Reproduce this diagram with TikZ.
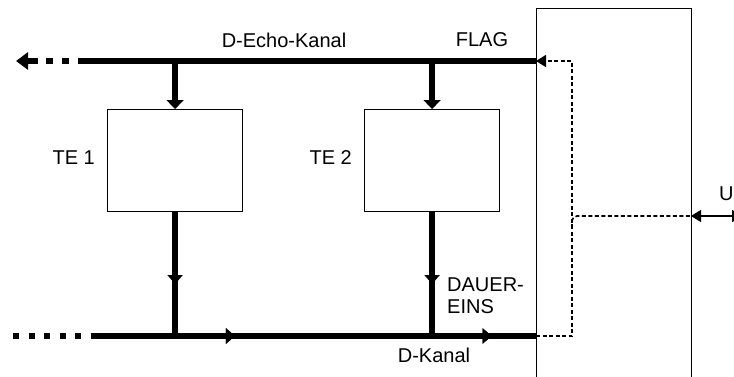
\documentclass[tikz,border=0pt]{standalone}
\usepackage{fontspec}
\setmainfont{Liberation Sans}
\usetikzlibrary{arrows.meta, positioning, decorations.markings}

\tikzset{
  bus/.style={line width=6pt, line cap=butt},
  sig/.style={line width=1.6pt, dash pattern=on 4pt off 2.5pt},
  tebox/.style={draw, line width=1.2pt, minimum width=135pt, minimum height=102pt, inner sep=0pt},
  ntbox/.style={draw, line width=1.2pt, minimum width=155pt, minimum height=390pt, inner sep=0pt},
  lbl/.style={font=\fontsize{20}{22}\selectfont, inner sep=0pt},
  bigtip/.style={-{Triangle[length=9pt,width=17pt]}},
  smalltip/.style={-{Triangle[length=10pt,width=12pt]}},
  midtip/.style={postaction={decorate}, decoration={markings,
      mark=at position #1 with {\arrow{Triangle[length=9pt,width=15pt]}}}},
}

\begin{document}
\begin{tikzpicture}[x=1pt, y=-1pt]
  \useasboundingbox (0,0) rectangle (734,376);

  % terminals and network termination
  \foreach \x/\name/\lab in {107/te1/TE 1, 364/te2/TE 2} {
    \node[tebox, anchor=north west] (\name) at (\x,109) {};
    \node[lbl, left=12pt of \name, yshift=3pt] (\name lbl) {\lab};
  }
  \node[ntbox, anchor=north west] (nt) at (536,8) {};

  % bus end points
  \coordinate (echoL) at (78,61);
  \coordinate (echoR) at (536,61);
  \coordinate (echoDash) at (69,61);
  \coordinate (echoTip) at (16,61);
  \coordinate (dkL) at (92,336);
  \coordinate (dkR) at (536,336);
  \coordinate (dkDots) at (13,336);
  \coordinate (loopX) at (572,61);
  \coordinate (uIn) at (691,216);
  \coordinate (uOut) at (742,216);

  % D-Echo channel
  \draw[bus] (echoL) -- (echoR);
  \draw[bus, dash pattern=on 7pt off 9pt on 7pt off 8pt on 40pt,
        -{Triangle[length=12pt,width=17pt]}] (echoDash) -- (echoTip);
  \draw[bus, bigtip] (echoL -| te1.north) -- (te1.north);
  \draw[bus, bigtip] (echoL -| te2.north) -- (te2.north);

  % D channel
  \draw[bus, dash pattern=on 6pt off 9.5pt] (dkDots) -- (dkL);
  \draw[bus, midtip=0.322, midtip=0.9] (dkL) -- (dkR);
  \draw[bus, midtip=0.58] (te1.south) -- (te1.south |- dkL);
  \draw[bus, midtip=0.58] (te2.south) -- (te2.south |- dkL);

  % echo loop inside NT
  \draw[sig, smalltip] (dkR) -- (dkR -| loopX) -- (loopX) -- (echoR);
  \draw[sig, rounded corners=5pt] (loopX |- 0,228) |- (uIn);
  \draw[line width=1.3pt, {Triangle[length=10pt,width=12pt]}-{Triangle[length=10pt,width=12pt]}] (uIn) -- (uOut);

  % labels
  \node[lbl] (echolbl) at (284,40) {D-Echo-Kanal};
  \node[lbl] (flaglbl) at (482,40) {FLAG};
  \node[lbl, anchor=north west, align=left] (dauerlbl) at (447,278) {DAUER-\\EINS};
  \node[lbl] (dklbl) at (434,355) {D-Kanal};
  \node[lbl, anchor=west] (ulbl) at (719,194) {U};
\end{tikzpicture}
\end{document}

- - - -

### The exercise
Starting at the top of the listing above, reproduce each line up to and including the one with "(0,0) rectangle (734,376);"; omit the pictures.

### Solution to the problem
Reproduce this diagram with TikZ.
\documentclass[tikz,border=0pt]{standalone}
\usepackage{fontspec}
\setmainfont{Liberation Sans}
\usetikzlibrary{arrows.meta, positioning, decorations.markings}

\tikzset{
  bus/.style={line width=6pt, line cap=butt},
  sig/.style={line width=1.6pt, dash pattern=on 4pt off 2.5pt},
  tebox/.style={draw, line width=1.2pt, minimum width=135pt, minimum height=102pt, inner sep=0pt},
  ntbox/.style={draw, line width=1.2pt, minimum width=155pt, minimum height=390pt, inner sep=0pt},
  lbl/.style={font=\fontsize{20}{22}\selectfont, inner sep=0pt},
  bigtip/.style={-{Triangle[length=9pt,width=17pt]}},
  smalltip/.style={-{Triangle[length=10pt,width=12pt]}},
  midtip/.style={postaction={decorate}, decoration={markings,
      mark=at position #1 with {\arrow{Triangle[length=9pt,width=15pt]}}}},
}

\begin{document}
\begin{tikzpicture}[x=1pt, y=-1pt]
  \useasboundingbox (0,0) rectangle (734,376);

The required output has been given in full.